# Our New Babies born this April



## rockdoveranch (Apr 25, 2011)

"Texas" Barbado and our little White Dorper.

We usually have flashier babies that can be registered as Painted Desert, but we screwed up this breeding season and did not remove our last ram lamb from the ewe herd soon enough and we are having babies from him instead of the ram in my avatar.

Oh well . . . I think they are CUTE anyway!












Twins from a black belly.
















Twins.  Mom rejected the teeny one.  The picture above is the same little ram lamb with mean ole mom!






Our first White Dorper.


----------



## ksalvagno (Apr 25, 2011)

They are very cute!


----------



## carolinagirl (Apr 26, 2011)

Adorable!!!! I notice you have oak trees in their pasture.  they don't bother the bark?  I am used to goats stripping every square inch of bark from every tree and hoping sheep aren't as bad, although I thought they would strip bark.  It will be nice to not have to worry about my trees!


----------



## aggieterpkatie (Apr 26, 2011)

Very cute!
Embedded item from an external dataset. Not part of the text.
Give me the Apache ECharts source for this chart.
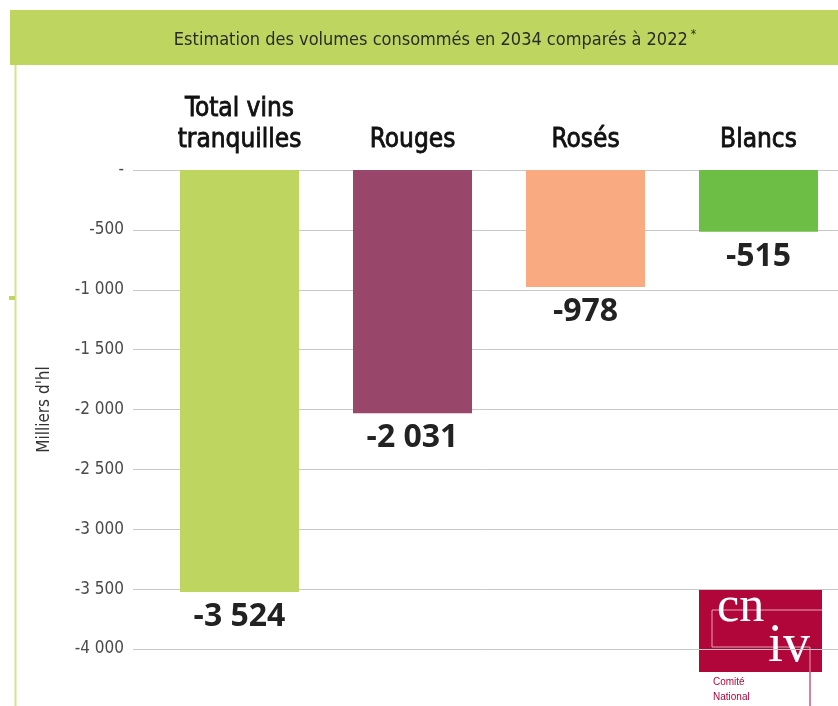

They sure do look different than lambs I'm used to seeing. That little twin almost looks like a mule deer or something!


----------



## rockdoveranch (Apr 26, 2011)

Thanks All!

carolina girl, we are on 32 acres and have thousands of oak trees, mostly Post and Live, and a sprinkling of Water and Jack.  Water Oaks are my favorite! 

I have never seen a sheep chewing on oak bark or branches, but the babies will nibble at them as they explore their world.  The babies also like to lay up against big oak tree trunks, and play tag over and around roots and fallen branches.

We do have a few cedar trees and the sheep will strip their bark eventually killing them.  I guess cedar bark is yummy!  

Generally sheep are grazers and goats are browsers.  

aggieterpkatie, yep, they do look like mule deer!  In 2009 when I brought a bottle baby to my daughter's school for the 5 kindergarten classes, one teacher had prepared her class to see a white lamb with cotton wool.   

You can see some of our prettier past babies at www.rockdoveranch.com, not that our current babies aren't really cute!


----------



## carolinagirl (Apr 26, 2011)

That's good to know.  I have two large oak trees in the sheep's temporary pen.  I had planned to wrap them with bird netting but maybe I'll just wait and see if they are interested in them before going to the trouble.


----------